== What to produce ==
Without including any images, reproduce each entry exactly.

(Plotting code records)
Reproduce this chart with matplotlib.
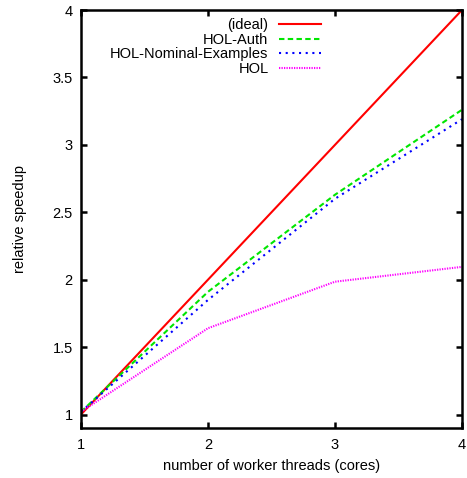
import matplotlib
matplotlib.use('Agg')
import matplotlib.pyplot as plt

plt.rcParams['font.family'] = ['Liberation Sans', 'DejaVu Sans']
plt.rcParams['font.size'] = 10.5

threads = [1, 2, 3, 4]
ideal = [1.0, 2.0, 3.0, 4.0]
hol_auth = [1.02, 1.91, 2.63, 3.26]
hol_nominal = [1.02, 1.85, 2.60, 3.19]
hol = [1.02, 1.64, 1.985, 2.095]

fig = plt.figure(figsize=(4.67, 4.78), dpi=100)
ax = fig.add_axes([81 / 467, 1 - 428 / 478, 381 / 467, 418 / 478])

ax.plot(threads, ideal, color='#ff0000', lw=1.5, label='(ideal)')
ax.plot(threads, hol_auth, color='#00e600', lw=1.5, ls=(0, (2.6, 1.6)), label='HOL-Auth')
ax.plot(threads, hol_nominal, color='#0000ff', lw=1.5, ls=(0, (1, 2.2)), label='HOL-Nominal-Examples')
ax.plot(threads, hol, color='#ff00ff', lw=1.5, ls=(0, (0.6, 0.6)), label='HOL')

ax.set_xlim(1, 4)
ax.set_ylim(0.9, 4)
ax.set_xticks([1, 2, 3, 4])
ax.set_yticks([1, 1.5, 2, 2.5, 3, 3.5, 4])
ax.set_yticklabels(['1', '1.5', '2', '2.5', '3', '3.5', '4'])
ax.tick_params(direction='in', length=4.5, width=1.8, top=True, right=True)
ax.tick_params(axis='x', pad=7)
ax.tick_params(axis='y', pad=6)
for s in ax.spines.values():
    s.set_linewidth(1.8)

ax.set_xlabel('number of worker threads (cores)', labelpad=5)
ax.set_ylabel('relative speedup', labelpad=18)

leg = ax.legend(loc='upper right', bbox_to_anchor=((321 - 81) / 381, 1 - 8 / 418),
                frameon=False, markerfirst=False, borderpad=0, borderaxespad=0,
                handlelength=2.9, handletextpad=0.7, labelspacing=0.05)

plt.savefig('out.png', dpi=100)
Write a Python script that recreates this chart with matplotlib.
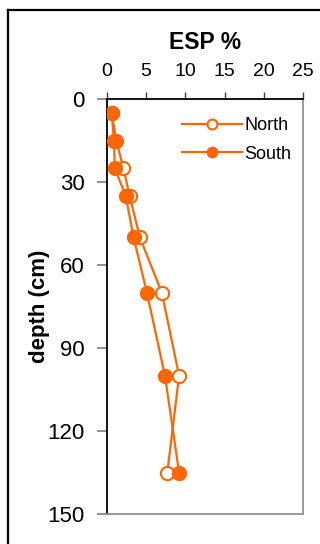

== Task solution ==
Reproduce this chart with matplotlib.
import matplotlib
matplotlib.use('Agg')
import matplotlib.pyplot as plt

plt.rcParams['font.family'] = ['Liberation Sans', 'DejaVu Sans']
plt.rcParams['font.size'] = 10.5

threads = [1, 2, 3, 4]
ideal = [1.0, 2.0, 3.0, 4.0]
hol_auth = [1.02, 1.91, 2.63, 3.26]
hol_nominal = [1.02, 1.85, 2.60, 3.19]
hol = [1.02, 1.64, 1.985, 2.095]

fig = plt.figure(figsize=(4.67, 4.78), dpi=100)
ax = fig.add_axes([81 / 467, 1 - 428 / 478, 381 / 467, 418 / 478])

ax.plot(threads, ideal, color='#ff0000', lw=1.5, label='(ideal)')
ax.plot(threads, hol_auth, color='#00e600', lw=1.5, ls=(0, (2.6, 1.6)), label='HOL-Auth')
ax.plot(threads, hol_nominal, color='#0000ff', lw=1.5, ls=(0, (1, 2.2)), label='HOL-Nominal-Examples')
ax.plot(threads, hol, color='#ff00ff', lw=1.5, ls=(0, (0.6, 0.6)), label='HOL')

ax.set_xlim(1, 4)
ax.set_ylim(0.9, 4)
ax.set_xticks([1, 2, 3, 4])
ax.set_yticks([1, 1.5, 2, 2.5, 3, 3.5, 4])
ax.set_yticklabels(['1', '1.5', '2', '2.5', '3', '3.5', '4'])
ax.tick_params(direction='in', length=4.5, width=1.8, top=True, right=True)
ax.tick_params(axis='x', pad=7)
ax.tick_params(axis='y', pad=6)
for s in ax.spines.values():
    s.set_linewidth(1.8)

ax.set_xlabel('number of worker threads (cores)', labelpad=5)
ax.set_ylabel('relative speedup', labelpad=18)

leg = ax.legend(loc='upper right', bbox_to_anchor=((321 - 81) / 381, 1 - 8 / 418),
                frameon=False, markerfirst=False, borderpad=0, borderaxespad=0,
                handlelength=2.9, handletextpad=0.7, labelspacing=0.05)

plt.savefig('out.png', dpi=100)
Write a Python script that recreates this chart with matplotlib.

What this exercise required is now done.